National Resistance Organizations (EAM / ELAS, EDES and EKKA) were set up in the fall of 1941, following the German occupation of the country. In January 1943 EAM / ELAS called upon Greek Christians to help save their Jewish compatriots from Nazi persecution. The partisans warned community leaders and populations of impending deportations, in many cases saving scores of lives. The Chief Rabbi Elias Barzilay of Athens and Rabbi Moissis Pessach of Volos worked closely with the Resistance to organize safe escape to the mountains for themselves and their coreligionists. The leaders of several Jewish communities appealed to World Jewry to help the Greek Resistance acquire equipment. Early in 1943 many Greek Jews joined Resistance movements. Jewish men and women fought actively with the resistance to avenge the persecution of their kin and to liberate their country. Many were active in intelligence work in Greece, in the Middle East and in other countries, to which they had escaped, while others fought with Greek naval forces and Greek troops in Northern Africa.

Combatants and Intellectuals in Epirus

In Epirus, the dense German encampments, the difficulty of the terrain and cohesion between the communities meant that some Jews of Ioannina and Arta found themselves outside the encirclement in September 1943. The "undisciplined" youths Samuel Cohen and Sion Bakolas from Ioannina took the bold decision to leave the city and, in October 1943, they became the first Jewish partisans in the area of Pogoni. Five months later, they were followed by nine escapees from Larissa camp: Moissis Migionis (Katsampas), Avraam (Ebby) Svolis, Yeshua Matsas, Michalis Valais, Michalis Koen, Iakov Gershon, Haim Matsas, Eliasaf Matsas and Solomon Matsas. All served in the 15th, 85th and 3/40th ELAS Regiments, from Zagorochoria (near the borderline) to Arta. The 20-year-old Iakovos Balestras, perhaps the only Corfiot Jew to make his way Epirus to fight the Germans, was also active in Zagorochoria.

Two doctors served in Napoleon Zervas’ National Republican Greek League/National Groups of Greek Guerrillas (EDES/EOEA): one was the military doctor Errikos Levi, from occupied Ioannina, who sent intelligence to the partisans until March 1944 when he was deported with the whole community, and Michalis Negrin, who managed to escape to the mountains and even assisted wounded Germans at the Battle of Menina (17 August 1944).

Salvator Bakolas

A special figure among the Jewish partisans, he was born in December 1922 in Preveza and raised in Ioannina, from where his father came. Salvator’s path to resistance began in the first days of the occupation. As one of the leaders of EAM Youth in Ioannina, he led about 80 young Jews from the city. He developed a strong fighting spirit. Together with Moshe Dostis, he distributed leaflets on Pargas Square, wrote slogans and openly threatened Jews who had contact with Italian or German soldiers.

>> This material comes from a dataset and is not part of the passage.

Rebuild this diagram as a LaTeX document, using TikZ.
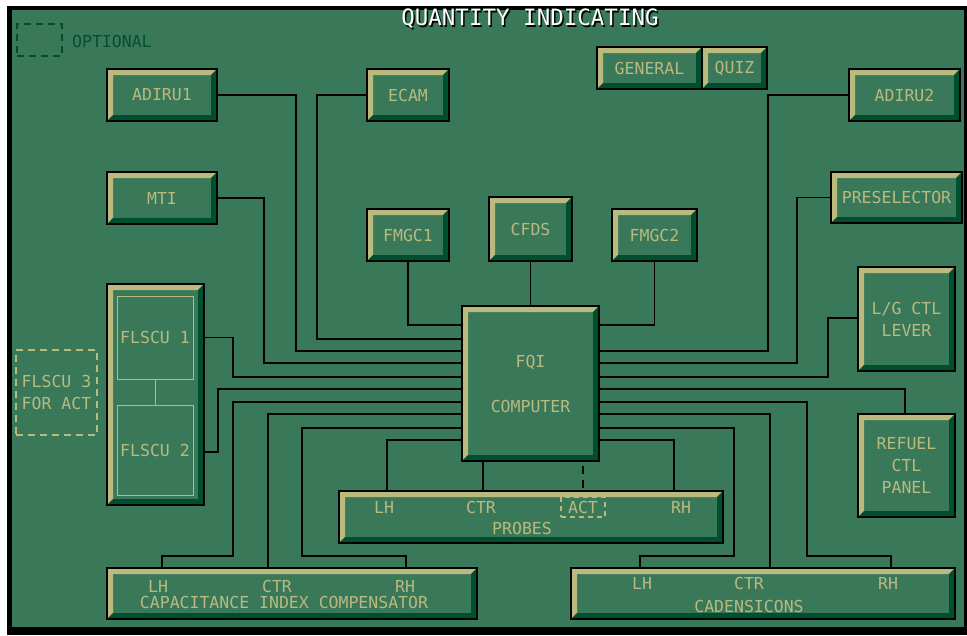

He continued his resistance activities in Athens in February 1942, when he enrolled to study at of the university. At the time of the Italian capitulation, he was an active member of EAM’s Student Youth (“Spoudazousa”), under the nickname “Sotiris”. After taking to the mountains, the enthusiastic Ioannina native, saw armed struggle as the only way forward. He remained in Parnitha, initially as an ELAS reservist in the village of Ayios Thomas, and then in the I/34 ELAS Attica Battalion under its legendary captain Theocharis Polychronos, who guarded the gates to "Free Greece". In January 1944 he presented himself at the headquarters of the V ELAS Brigade at Lidoriki and joined the Staff Company, led by Capt. Yiannis Lazaridis. The Company trained in the Mornos valley in May, ahead of a long hot summer. Salvator distinguished himself in the Battle of Amfissa (2 July 1944) and the epic battle at Karoutes in Fokida (5 August 1944), when an elite German mountain unit from the 18th SS-Polizei-Gebirgsjäger-Regiment, was surrounded in the village and exterminated by the Greek rebels. Ninety-seven Germans were killed and 105 captured. Salvator never forgot waiting a whole night, without speaking or smoking in order to avoid detection, for the signal to attack in the morning. He was one of about 50 fighters injured in this remarkable battle: He took a bullet in the right leg as he engaged in hand-to-hand combat with the Germans. He was admitted to the Brigade infirmary in the village of Pentagioi. When in October the brigade was renamed II ELAS Division, "Sotiris" was one of the 30 partisans selected for EPON’s Model Platoon (“Ypodeigmatiki”).

He was the only one of his family who survived the Holocaust. He was married to Dora Koen and they had a daughter, Ester. He died on 8 July 2012.